### INSTRUCTIONS TO FOLLOW
Transcribe all of the material exactly. Any picture in it should be left out.

[start]

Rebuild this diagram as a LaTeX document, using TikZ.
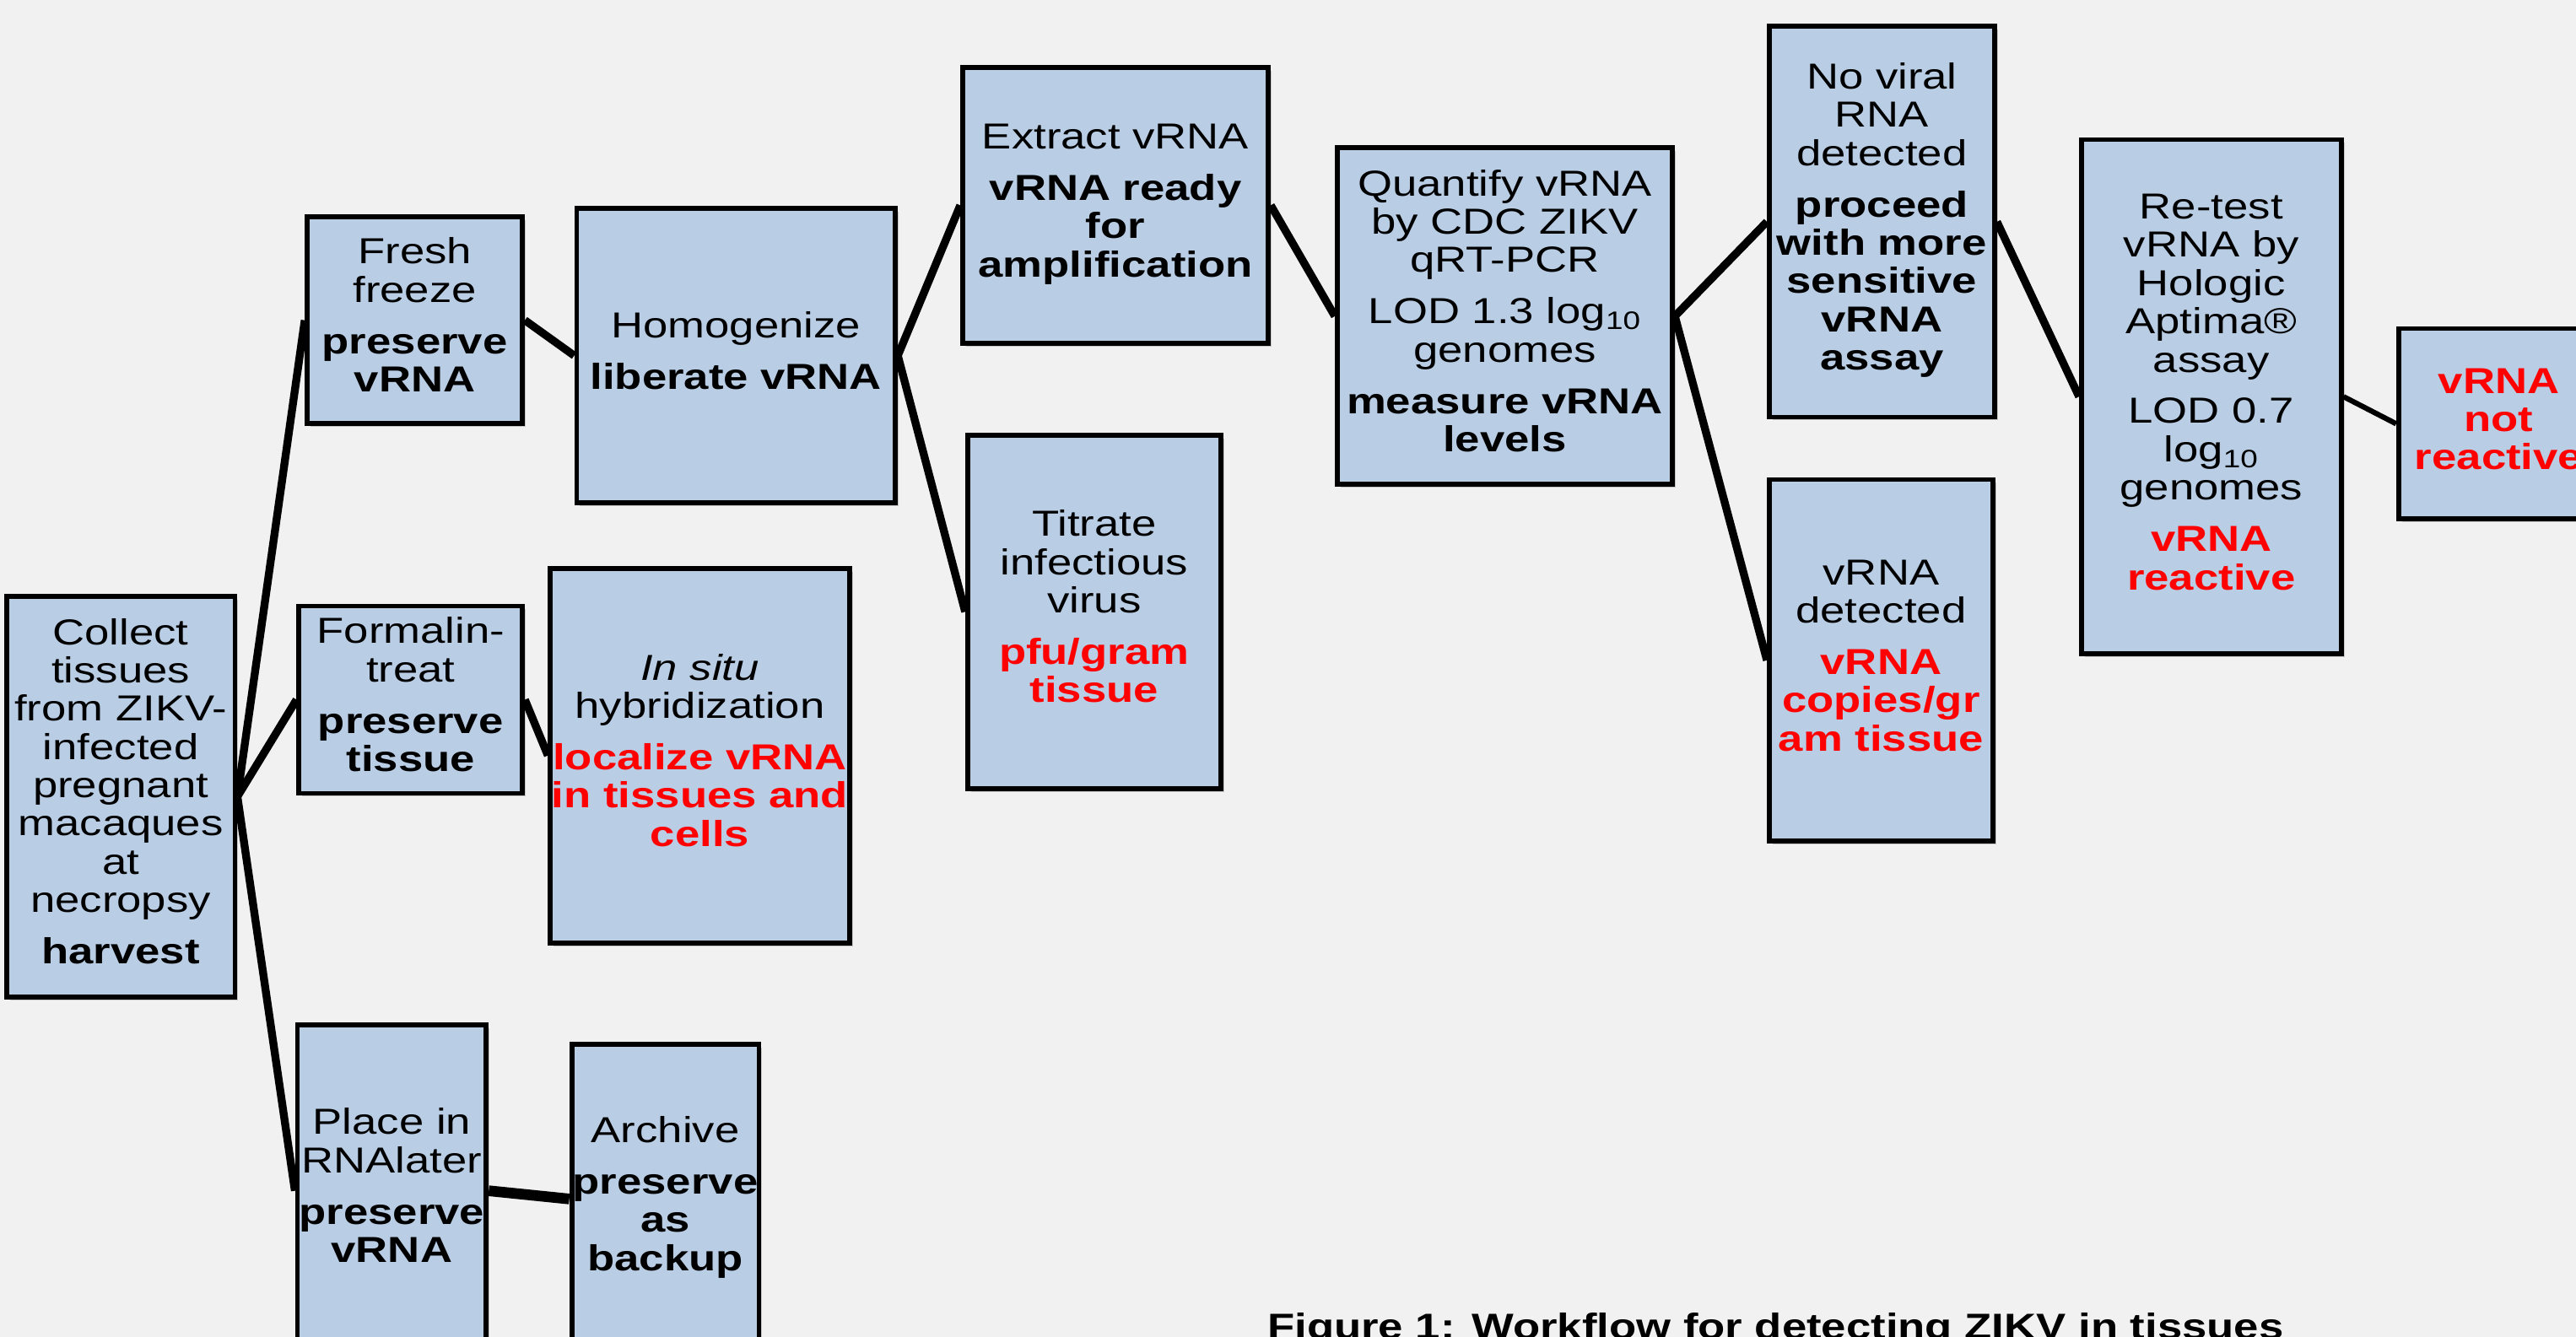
\documentclass[tikz,border=0pt]{standalone}
\usepackage{fontspec}
\setmainfont{Liberation Sans}[FakeStretch=1.23]
\usetikzlibrary{shadows}
\definecolor{bgc}{HTML}{F1F1F1}
\definecolor{boxfill}{HTML}{B9CDE5}
\definecolor{redtxt}{HTML}{FF0000}
\newcommand\bt[1]{\raisebox{-1.5pt}{\makebox[0pt]{\begin{tabular}{@{}c@{}}#1\end{tabular}}}}
\newcommand\rb[1]{{\color{redtxt}\bfseries #1}}
\newcommand\bb[1]{{\bfseries #1}}
\newcommand\gp{\\[8pt]}
\begin{document}
\begin{tikzpicture}[x=1pt,y=-1pt,
  every node/.style={font=\fontsize{22}{23.3}\selectfont},
  box/.style={draw=black, line width=3pt, fill=boxfill, rectangle, inner sep=0pt,
    drop shadow={shadow xshift=2pt, shadow yshift=-2pt, opacity=.3, fill=black!60}},
  link/.style={line width=4.8pt}]
\fill[bgc] (0,0) rectangle (1568,814);
\useasboundingbox (0,0) rectangle (1568,814);

\node[box, minimum width=139pt, minimum height=244pt] (collect) at (73.5,485)
 {\bt{Collect\\tissues\\from ZIKV-\\infected\\pregnant\\macaques\\at\\necropsy\gp\bb{harvest}}};
\node[box, minimum width=131pt, minimum height=126pt] (fresh) at (252.5,195)
 {\bt{Fresh\\freeze\gp\bb{preserve}\\\bb{vRNA}}};
\node[box, minimum width=136pt, minimum height=114pt] (formalin) at (250,426)
 {\bt{Formalin-\\treat\gp\bb{preserve}\\\bb{tissue}}};
\node[box, minimum width=115pt, minimum height=202pt] (place) at (238.5,725)
 {\bt{Place in\\RNAlater\gp\bb{preserve}\\\bb{vRNA}}};
\node[box, minimum width=194pt, minimum height=179pt] (homog) at (448,216.5)
 {\bt{Homogenize\gp\bb{liberate vRNA}}};
\node[box, minimum width=182pt, minimum height=228pt] (insitu) at (426,460)
 {\bt{\itshape In situ\\hybridization\gp\rb{localize vRNA}\\\rb{in tissues and}\\\rb{cells}}};
\node[box, minimum width=114pt, minimum height=188pt] (archive) at (405,730)
 {\bt{Archive\gp\bb{preserve}\\\bb{as}\\\bb{backup}}};
\node[box, minimum width=186pt, minimum height=168pt] (extract) at (679,125)
 {\bt{Extract vRNA\gp\bb{vRNA ready}\\\bb{for}\\\bb{amplification}}};
\node[box, minimum width=154pt, minimum height=215pt] (titrate) at (666,372.5)
 {\bt{Titrate\\infectious\\virus\gp\rb{pfu/gram}\\\rb{tissue}}};
\node[box, minimum width=204pt, minimum height=205pt] (quant) at (916,192.5)
 {\bt{Quantify vRNA\\by CDC ZIKV\\qRT-PCR\gp LOD 1.3 log\textsubscript{10}\\genomes\gp\bb{measure vRNA}\\\bb{levels}}};
\node[box, minimum width=137pt, minimum height=238pt] (noviral) at (1145.5,135)
 {\bt{No viral\\RNA\\detected\gp\bb{proceed}\\\bb{with more}\\\bb{sensitive}\\\bb{vRNA}\\\bb{assay}}};
\node[box, minimum width=136pt, minimum height=220pt] (detected) at (1145,402)
 {\bt{vRNA\\detected\gp\rb{vRNA}\\\rb{copies/gr}\\\rb{am tissue}}};
\node[box, minimum width=158pt, minimum height=313pt] (retest) at (1346,241.5)
 {\bt{Re-test\\vRNA by\\Hologic\\Aptima®\\assay\gp LOD 0.7\\log\textsubscript{10}\\genomes\gp\rb{vRNA}\\\rb{reactive}}};
\node[box, minimum width=122pt, minimum height=116pt] (notreact) at (1521,258)
 {\bt{\rb{vRNA}\\\rb{not}\\\rb{reactive}}};

\draw[link] (collect.east) -- (fresh.west);
\draw[link] (collect.east) -- (formalin.west);
\draw[link] (collect.east) -- (place.west);
\draw[link] (fresh.east) -- (homog.west);
\draw[link] (formalin.east) -- (insitu.west);
\draw[link, line width=6.5pt] (place.east) -- (archive.west);
\draw[link] (homog.east) -- (extract.west);
\draw[link] (homog.east) -- (titrate.west);
\draw[link] (extract.east) -- (quant.west);
\draw[link] (quant.east) -- (noviral.west);
\draw[link] (quant.east) -- (detected.west);
\draw[link] (noviral.east) -- (retest.west);
\draw[link, line width=3.2pt] (retest.east) -- (notreact.west);

\node[anchor=base west, font=\fontsize{22}{23}\selectfont\bfseries] (caption) at (768,815.5)
 {Figure 1: Workflow for detecting ZIKV in tissues};
\end{tikzpicture}
\end{document}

[end]

### FULL RESPONSE
Rebuild this diagram as a LaTeX document, using TikZ.
\documentclass[tikz,border=0pt]{standalone}
\usepackage{fontspec}
\setmainfont{Liberation Sans}[FakeStretch=1.23]
\usetikzlibrary{shadows}
\definecolor{bgc}{HTML}{F1F1F1}
\definecolor{boxfill}{HTML}{B9CDE5}
\definecolor{redtxt}{HTML}{FF0000}
\newcommand\bt[1]{\raisebox{-1.5pt}{\makebox[0pt]{\begin{tabular}{@{}c@{}}#1\end{tabular}}}}
\newcommand\rb[1]{{\color{redtxt}\bfseries #1}}
\newcommand\bb[1]{{\bfseries #1}}
\newcommand\gp{\\[8pt]}
\begin{document}
\begin{tikzpicture}[x=1pt,y=-1pt,
  every node/.style={font=\fontsize{22}{23.3}\selectfont},
  box/.style={draw=black, line width=3pt, fill=boxfill, rectangle, inner sep=0pt,
    drop shadow={shadow xshift=2pt, shadow yshift=-2pt, opacity=.3, fill=black!60}},
  link/.style={line width=4.8pt}]
\fill[bgc] (0,0) rectangle (1568,814);
\useasboundingbox (0,0) rectangle (1568,814);

\node[box, minimum width=139pt, minimum height=244pt] (collect) at (73.5,485)
 {\bt{Collect\\tissues\\from ZIKV-\\infected\\pregnant\\macaques\\at\\necropsy\gp\bb{harvest}}};
\node[box, minimum width=131pt, minimum height=126pt] (fresh) at (252.5,195)
 {\bt{Fresh\\freeze\gp\bb{preserve}\\\bb{vRNA}}};
\node[box, minimum width=136pt, minimum height=114pt] (formalin) at (250,426)
 {\bt{Formalin-\\treat\gp\bb{preserve}\\\bb{tissue}}};
\node[box, minimum width=115pt, minimum height=202pt] (place) at (238.5,725)
 {\bt{Place in\\RNAlater\gp\bb{preserve}\\\bb{vRNA}}};
\node[box, minimum width=194pt, minimum height=179pt] (homog) at (448,216.5)
 {\bt{Homogenize\gp\bb{liberate vRNA}}};
\node[box, minimum width=182pt, minimum height=228pt] (insitu) at (426,460)
 {\bt{\itshape In situ\\hybridization\gp\rb{localize vRNA}\\\rb{in tissues and}\\\rb{cells}}};
\node[box, minimum width=114pt, minimum height=188pt] (archive) at (405,730)
 {\bt{Archive\gp\bb{preserve}\\\bb{as}\\\bb{backup}}};
\node[box, minimum width=186pt, minimum height=168pt] (extract) at (679,125)
 {\bt{Extract vRNA\gp\bb{vRNA ready}\\\bb{for}\\\bb{amplification}}};
\node[box, minimum width=154pt, minimum height=215pt] (titrate) at (666,372.5)
 {\bt{Titrate\\infectious\\virus\gp\rb{pfu/gram}\\\rb{tissue}}};
\node[box, minimum width=204pt, minimum height=205pt] (quant) at (916,192.5)
 {\bt{Quantify vRNA\\by CDC ZIKV\\qRT-PCR\gp LOD 1.3 log\textsubscript{10}\\genomes\gp\bb{measure vRNA}\\\bb{levels}}};
\node[box, minimum width=137pt, minimum height=238pt] (noviral) at (1145.5,135)
 {\bt{No viral\\RNA\\detected\gp\bb{proceed}\\\bb{with more}\\\bb{sensitive}\\\bb{vRNA}\\\bb{assay}}};
\node[box, minimum width=136pt, minimum height=220pt] (detected) at (1145,402)
 {\bt{vRNA\\detected\gp\rb{vRNA}\\\rb{copies/gr}\\\rb{am tissue}}};
\node[box, minimum width=158pt, minimum height=313pt] (retest) at (1346,241.5)
 {\bt{Re-test\\vRNA by\\Hologic\\Aptima®\\assay\gp LOD 0.7\\log\textsubscript{10}\\genomes\gp\rb{vRNA}\\\rb{reactive}}};
\node[box, minimum width=122pt, minimum height=116pt] (notreact) at (1521,258)
 {\bt{\rb{vRNA}\\\rb{not}\\\rb{reactive}}};

\draw[link] (collect.east) -- (fresh.west);
\draw[link] (collect.east) -- (formalin.west);
\draw[link] (collect.east) -- (place.west);
\draw[link] (fresh.east) -- (homog.west);
\draw[link] (formalin.east) -- (insitu.west);
\draw[link, line width=6.5pt] (place.east) -- (archive.west);
\draw[link] (homog.east) -- (extract.west);
\draw[link] (homog.east) -- (titrate.west);
\draw[link] (extract.east) -- (quant.west);
\draw[link] (quant.east) -- (noviral.west);
\draw[link] (quant.east) -- (detected.west);
\draw[link] (noviral.east) -- (retest.west);
\draw[link, line width=3.2pt] (retest.east) -- (notreact.west);

\node[anchor=base west, font=\fontsize{22}{23}\selectfont\bfseries] (caption) at (768,815.5)
 {Figure 1: Workflow for detecting ZIKV in tissues};
\end{tikzpicture}
\end{document}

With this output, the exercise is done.